The COVID-19 pandemic has disrupted supply chains, resulting in shortage of critical healthcare equipment as well as raw material for the local industry involved in manufacturing drugs and protective gear.
The challenge has highlighted the importance of manufacturing medicines and medical supplies locally so to enhance the level of drug security and meet the requirements of the local market.
The Ministry of Commerce and Industry (MoCI), in coordination with government and private organisations, is continuously collecting details and evaluating the effects of the health crisis, which has led to unprecedented damages and created challenges for the public and private sectors, including the industrial sector involved in manufacturing medicine and healthcare equipment in the sultanate.
Eng Sami bin Salem al Saheb, Director General of Industry, MoCI, said, “As part of the national effort to tackle the coronavirus pandemic, we are continuously working at a fast pace and with transparency to deal with the emerging challenges. The measures and procedures in this regard are also being updated.”

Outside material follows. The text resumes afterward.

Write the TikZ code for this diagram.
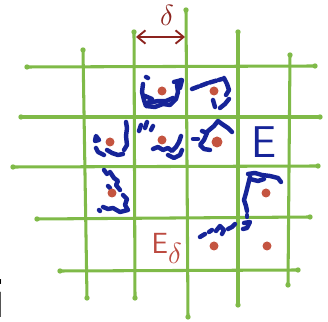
\documentclass[tikz,border=0pt]{standalone}
\usepackage{amsmath,amssymb}
\usepackage{tikz}
\usetikzlibrary{arrows.meta,calc,positioning}
\definecolor{gridgreen}{RGB}{127,186,72}
\definecolor{dotred}{RGB}{196,84,64}
\definecolor{inkblue}{RGB}{22,36,152}
\definecolor{darkred}{RGB}{140,35,30}
\definecolor{labelred}{RGB}{188,74,64}

\begin{document}
\begin{tikzpicture}[x=0.3mm,y=-0.3mm,
    gridline/.style={draw=gridgreen,line width=2.6pt,line cap=round},
    scribble/.style={draw=inkblue,line width=3.8pt,line cap=round,line join=round},
    center/.style={fill=dotred}]
  \useasboundingbox (0,0) rectangle (328,322);
  % grid of side delta
  \foreach \xa/\ya/\xb/\yb in {83/50/87/298, 134/32/135/298, 186/10/188/317,
      238/32/238/305, 290/55/288/285, 27/67/315/66, 21/117/320/117,
      13/167/318/166, 37/219/310/217, 60/271/298/270} {
    \draw[gridline] (\xa,\ya) -- (\xb,\yb);
    \fill[gridgreen] (\xa,\ya) circle (0.8mm) (\xb,\yb) circle (0.8mm);
  }
  % width of a cell
  \coordinate (dl) at (136,37);
  \coordinate (dr) at (185,37);
  \draw[darkred,line width=1.6pt,{Straight Barb[length=2.4mm,width=4mm]}-{Straight Barb[length=2.4mm,width=4mm]}] (dl) -- (dr);
  \node[darkred,font=\fontsize{38}{38}\selectfont] (delta) at (167,15) {$\delta$};
  % boundary of E
  \draw[scribble] (146,77) -- (148,78);
  \draw[scribble] (143,84) -- (142,92) -- (144,100) -- (146,106) -- (155,107) -- (163,104)
    -- (170,105) -- (176,99) -- (178,92) -- (177,85) -- (181,80);
  \draw[scribble] (145,96) -- (152,99) -- (148,103) -- (158,101) -- (166,101) -- (173,98);
  \draw[scribble] (174,82) -- (182,80) -- (180,88);
  \draw[scribble,dash pattern=on 6pt off 2pt] (192,89) -- (200,86) -- (208,83) -- (215,81) -- (222,79);
  \draw[scribble] (224,78) -- (227,84) -- (229,90) -- (226,95);
  \draw[scribble] (229,99) -- (225,104) -- (220,108);
  \draw[scribble] (213,100) -- (215,107);
  \draw[scribble] (96,136) -- (99,140) -- (95,141) -- cycle;
  \draw[scribble] (96,148) -- (98,152) -- (104,155);
  \draw[scribble] (107,150) -- (112,153) -- (118,155) -- (123,154);
  \draw[scribble] (126,122) -- (127,128) -- (126,136) -- (127,145) -- (124,150);
  \draw[scribble] (139,131) -- (141,125);
  \draw[scribble] (145,128) -- (147,122);
  \draw[scribble] (151,130) -- (153,126);
  \draw[scribble] (153,149) -- (158,147) -- (163,150) -- (168,148) -- (172,151) -- (176,147)
    -- (179,142) -- (181,136);
  \draw[scribble] (168,155) -- (174,158) -- (180,155) -- (182,150);
  \draw[scribble] (193,139) -- (198,139);
  \draw[scribble] (202,131) -- (207,133) -- (204,140) -- (200,145) -- (204,149) -- (210,150);
  \draw[scribble] (208,131) -- (214,126) -- (218,121) -- (222,124) -- (228,128) -- (232,132);
  \draw[scribble] (104,170) -- (107,174);
  \draw[scribble] (110,172) -- (114,178) -- (118,181) -- (116,185) -- (120,190);
  \draw[scribble] (108,186) -- (110,188);
  \draw[scribble] (123,195) -- (127,199) -- (125,205) -- (128,210) -- (120,212) -- (113,208)
    -- (108,209) -- (103,207);
  \draw[scribble] (99,210) -- (100,211);
  \draw[scribble] (248,174) -- (255,173) -- (262,175) -- (270,176) -- (278,178) -- (281,182);
  \draw[scribble] (250,179) -- (258,181) -- (264,179);
  \draw[scribble] (250,177) -- (248,185) -- (246,193) -- (244,200) -- (246,206) -- (247,211);
  \draw[scribble] (247,215) -- (247,217);
  \draw[scribble] (200,237) -- (205,234);
  \draw[scribble] (209,232) -- (212,230);
  \draw[scribble] (216,231) -- (220,226) -- (224,230) -- (222,234);
  \draw[scribble] (228,229) -- (232,227) -- (235,224);
  \draw[scribble] (244,223) -- (250,222) -- (247,228) -- (243,229);
  % centres of the cells
  \foreach \cx/\cy in {162/91, 214/91, 110/142, 162/140, 112/193, 266/193, 214/246, 267/246}
    \fill[center] (\cx,\cy) circle (1.35mm);
  \fill[center] (217,142) circle (1.65mm);
  \node[inkblue,font=\fontsize{38}{38}\selectfont\sffamily] (setE) at (264,142) {E};
  \node[labelred,font=\fontsize{40}{40}\selectfont] (setEd) at (167,248) {$\mathsf{E}_\delta$};
  \node[inner sep=0pt,anchor=base east,font=\fontsize{50}{50}\selectfont\sffamily] (letter) at (6,318) {i};
\end{tikzpicture}
\end{document}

He said that the ministry was continuously supporting the Omani medical industry to meet the unprecedented demand for personal protective equipment and medical items. “This is considering that a wide range of personal protective equipment is needed to fight COVID 19, such as masks, gloves, and sanitisers, as well as highly important medical goods, products and services.”
Increase in demand
Eng Saheb said that there was a significant increase in the demand for personal protective equipment supplies. “This requires swift response by prioritising orders of the customers and making sure that they reach the markets where they are required the most. MoCI, in coordination with other government organisations, is simplifying and expediting the procedures required for obtaining regulatory approvals to produce new medical products. This will increase the supply of basic personal protective equipment and medical items to the already extended healthcare supply chain.”
The director general pointed out that one of the biggest current economic challenges for many Omani medical manufacturers was the availability of raw materials, which affects production levels. “It has also largely affected healthcare supply chains, many of which depend on imports. The response of the industrial sector has been distinct in this regard as some industrial establishments have changed some production lines to adapt to the new requirements.”

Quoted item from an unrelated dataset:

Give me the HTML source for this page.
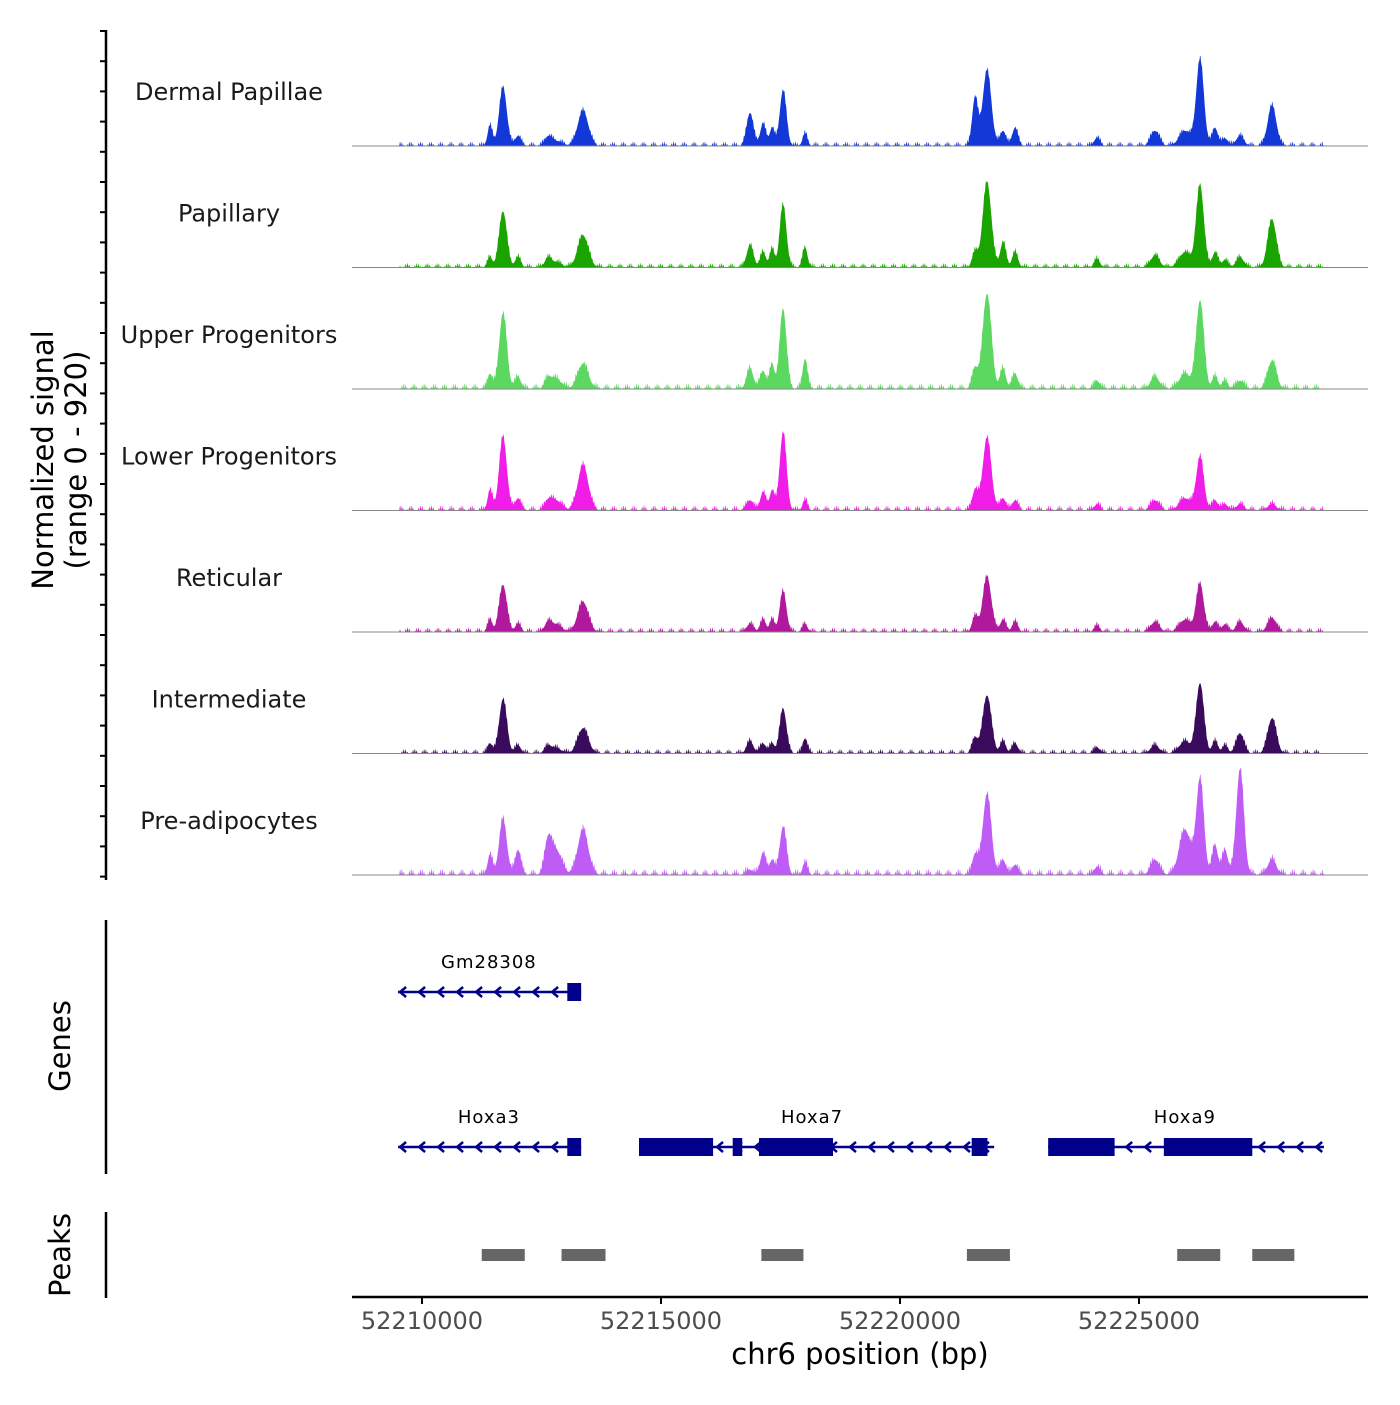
<!DOCTYPE html>
<html><head><meta charset="utf-8">
<style>
html,body{margin:0;padding:0;background:#fff;}
svg text{font-family:"DejaVu Sans","Liberation Sans",sans-serif;}
</style></head>
<body>
<svg id="chart" width="1400" height="1400" viewBox="0 0 1400 1400" xmlns="http://www.w3.org/2000/svg">
<g id="tracks"></g>
<g id="leftaxis"></g>
<text transform="translate(53,460) rotate(-90)" text-anchor="middle" font-size="29" fill="#000">Normalized signal</text>
<text transform="translate(86,460) rotate(-90)" text-anchor="middle" font-size="29" fill="#000">(range 0 - 920)</text>
<g id="genes"></g>
<line x1="106" y1="920" x2="106" y2="1174" stroke="#000" stroke-width="2.5"/>
<text transform="translate(70,1046) rotate(-90)" text-anchor="middle" font-size="29">Genes</text>
<g id="peaks"></g>
<line x1="106" y1="1212" x2="106" y2="1298" stroke="#000" stroke-width="2.5"/>
<text transform="translate(70,1255) rotate(-90)" text-anchor="middle" font-size="29">Peaks</text>
<g id="xaxis"></g>
<text x="860" y="1364" text-anchor="middle" font-size="29">chr6 position (bp)</text>
</svg>
<script>
const trackNames=["Dermal Papillae","Papillary","Upper Progenitors","Lower Progenitors","Reticular","Intermediate","Pre-adipocytes"];
const trackColors=["#1238d8","#1aa400","#5cd860","#f01ce8","#b0189e","#3a0b5c","#c05cf6"];
const peakPos=[52211423,52211695,52212009,52212636,52212800,52213369,52216863,52217135,52217324,52217554,52218014,52221570,52221821,52222156,52222407,52224122,52225336,52225963,52226277,52226591,52226800,52227114,52227783];
const peakWidth=[50,80,60,70,120,110,70,60,50,70,50,60,90,60,60,60,90,120,80,60,60,80,90];
const sigDermal=[160,464,80,64,40,280,264,176,144,440,96,384,600,120,144,64,120,120,688,144,60,80,320];
const sigPapillary=[80,448,80,64,40,256,176,120,144,496,160,120,680,200,120,64,96,120,656,120,60,80,384];
const sigUpper=[120,600,96,64,80,200,160,144,200,640,240,160,760,160,120,64,96,120,704,96,60,64,224];
const sigLower=[160,584,96,64,80,360,80,144,160,624,80,160,576,96,80,48,80,96,424,80,50,48,48];
const sigReticular=[96,376,64,64,60,240,64,96,96,320,64,120,440,96,80,48,80,96,384,80,60,80,112];
const sigIntermediate=[80,432,64,48,40,200,96,80,80,360,120,120,464,96,80,48,64,96,560,96,60,160,280];
const sigPreadip=[160,440,200,240,200,360,40,176,120,384,96,160,640,120,80,64,120,360,760,240,200,840,120];
const signals=[sigDermal,sigPapillary,sigUpper,sigLower,sigReticular,sigIntermediate,sigPreadip];
const floorLevel=[40,40,50,45,40,40,55];
const ticks=[52210000,52215000,52220000,52225000];
const genes=[
 {name:"Gm28308",start:52209500,end:52213330,row:0,exons:[[52213040,52213330]]},
 {name:"Hoxa3",start:52209500,end:52213330,row:1,exons:[[52213040,52213330]]},
 {name:"Hoxa7",start:52214540,end:52221970,row:1,exons:[[52214540,52216090],[52216500,52216700],[52217050,52218600],[52221500,52221830]]},
 {name:"Hoxa9",start:52223100,end:52228870,row:1,exons:[[52223100,52224490],[52225520,52227370]]}
];
const geneLabelPos=[52211400,52211400,52218160,52225960];
const peakStarts=[52211250,52212920,52217100,52221400,52225800,52227370];
const peakEnds=[52212150,52213840,52217980,52222300,52226700,52228250];

const X0=352,X1=1368,D0=52208536,D1=52229791;
const xs=bp=>X0+(bp-D0)/(D1-D0)*(X1-X0);
const NS="http://www.w3.org/2000/svg";
function mk(tag,attrs,parent){const e=document.createElementNS(NS,tag);for(const k in attrs)e.setAttribute(k,attrs[k]);parent.appendChild(e);return e;}
const trackTop=25.5,trackH=121.5,pxPerUnit=115/920;
const tg=document.getElementById('tracks');
const sStart=52209500,sEnd=52228870;
trackNames.forEach((nm,i)=>{
  const base=trackTop+(i+1)*trackH-1;
  const g=mk('g',{},tg);
  
  
  const t=mk('text',{x:229,y:base-46,'text-anchor':'middle','font-size':24,fill:'#1a1a1a'},g);
  t.textContent=nm;
  
  
  let d=`M${xs(sStart)},${base}`;
  for(let px=Math.ceil(xs(sStart));px<=xs(sEnd);px+=0.5){
    const bp=D0+(px-X0)/(X1-X0)*(D1-D0);
    const n=Math.abs(Math.sin(px*1.7)*Math.sin(px*0.31+i));
    let v=floorLevel[i]*n*n;
    peakPos.forEach((p,j)=>{const w=peakWidth[j];const z=(bp-p)/w;v+=signals[i][j]*Math.exp(-0.5*z*z);});
    v=Math.min(v,920);
    d+=`L${px},${(base-v*pxPerUnit).toFixed(1)}`;
  }
  d+=`L${xs(sEnd)},${base}Z`;
  const a=mk('path',{d:d,fill:trackColors[i]},g);
  
  
  const l=mk('line',{x1:X0,x2:X1,y1:base,y2:base,stroke:'#888','stroke-width':1},g);
  
  
});
const la=document.getElementById('leftaxis');
mk('line',{x1:106,y1:30,x2:106,y2:880,stroke:'#000','stroke-width':2.5},la);
for(let k=0;k<=28;k++){const y=31+k*30.2;mk('line',{x1:100,x2:106,y1:y,y2:y,stroke:'#000','stroke-width':2},la);}
const gg=document.getElementById('genes');
genes.forEach((gn,i)=>{
  const y=gn.row===0?992:1147;
  const g=mk('g',{},gg);
  
  
  const x1=xs(gn.start),x2=xs(gn.end);
  mk('line',{x1:x1,x2:x2,y1:y,y2:y,stroke:'#00008b','stroke-width':2.5},g);
  for(let x=x1+2;x<x2-6;x+=19){mk('path',{d:`M${x+6},${y-5}L${x},${y}L${x+6},${y+5}`,fill:'none',stroke:'#00008b','stroke-width':2.5},g);}
  gn.exons.forEach(e=>{mk('rect',{x:xs(e[0]),y:y-9,width:xs(e[1])-xs(e[0]),height:18,fill:'#00008b'},g);});
  const t=mk('text',{x:xs(geneLabelPos[i]),y:y-24,'text-anchor':'middle','font-size':18,'letter-spacing':1},g);
  t.textContent=gn.name;
  
  
});
const pg=document.getElementById('peaks');
peakStarts.forEach((s,i)=>{
  const r=mk('rect',{x:xs(s),y:1249,width:xs(peakEnds[i])-xs(s),height:12,fill:'#666'},pg);
  
  
});
const xa=document.getElementById('xaxis');
mk('line',{x1:X0,x2:X1,y1:1297,y2:1297,stroke:'#000','stroke-width':2.5},xa);
ticks.forEach(t=>{
  const x=xs(t);
  mk('line',{x1:x,x2:x,y1:1297,y2:1304,stroke:'#000','stroke-width':2},xa);
  const tx=mk('text',{x:x,y:1329,'text-anchor':'middle','font-size':24,fill:'#4d4d4d'},xa);
  tx.textContent=String(t);
  
  
});
</script>
</body></html>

Eng Saheb said, “With the companies intensifying production and re-equipping their factories to manufacture medical items, there are many apprehensions of risks. Increasing production will require retooling of the already complex supply chain, retraining staff, and searching for alternative local suppliers, especially if source countries are under a ban.
“Any change in the operational model of existing businesses has risks involved which must be understood, reviewed, and managed. The changes to the operating model should lead to a relook into all processes and equipment to ensure quality, workforce training and safety controls, such as a review of how new processes and materials affect the manufacturer’s risk profile and whether there is a need for more controls, a review of exposure to any new regulatory obligations, map making of robust supply chains, reviewing product and management quality procedures, as well as ensuring legal inspections in line with legal requirements.”
Product diversification opportunities
The new situation has provided an opportunity to diversify products and move on to new ways of working, said the director general. He said, “We will increasingly see more cooperation between manufacturers. This will lead to changing positions and supply chains of the future as well as new working methods and new cooperation which attract opportunity for industries to achieve integration.”
He also said that there was need to review and manage risks. It will require officials of industrial establishments to ensure that workers’ workplaces are safe. “This would mean adapting to the latest guidelines for precautionary measures against the spread of COVID-19.
He added that the ministry would continue to support industrial enterprises with innovative technologies and solutions which can help in tackling the spread of the coronavirus.
Eng Saheb further said that during the pandemic, global trade and investments have slowed down sharply. The access to imported raw materials and intermediate goods has become very limited. The disruption of the global value chain has intensified the interest of Omani industrial enterprises in adjusting their supply chain strategies to the alternative sources or transfer of production to the region.
“Despite this approach, the timing of the re-supply chain is critical as not all supply chains can be restarted at the same time. It will require a minimal technical capacity for domestic industries to meet manufacturers’ demands. MoCI has embarked on the launch of the national In Country Value (ICV) across sectors. It is a set of manufacturing opportunities, including that of medical products. They have to be determined on the basis of the current and future demands in the sultanate. There will be rationalisation of ‘quick profit’ opportunities by the promotion of strategic industrial projects as part of the tenth five-year plan.
“Given the size of the Omani market and its growth potential, the investment in the supply chain and an imprint of innovations to serve the sultanate will remain vital. Oman will continue to seek global technological inputs to maintain productivity growth,” he said.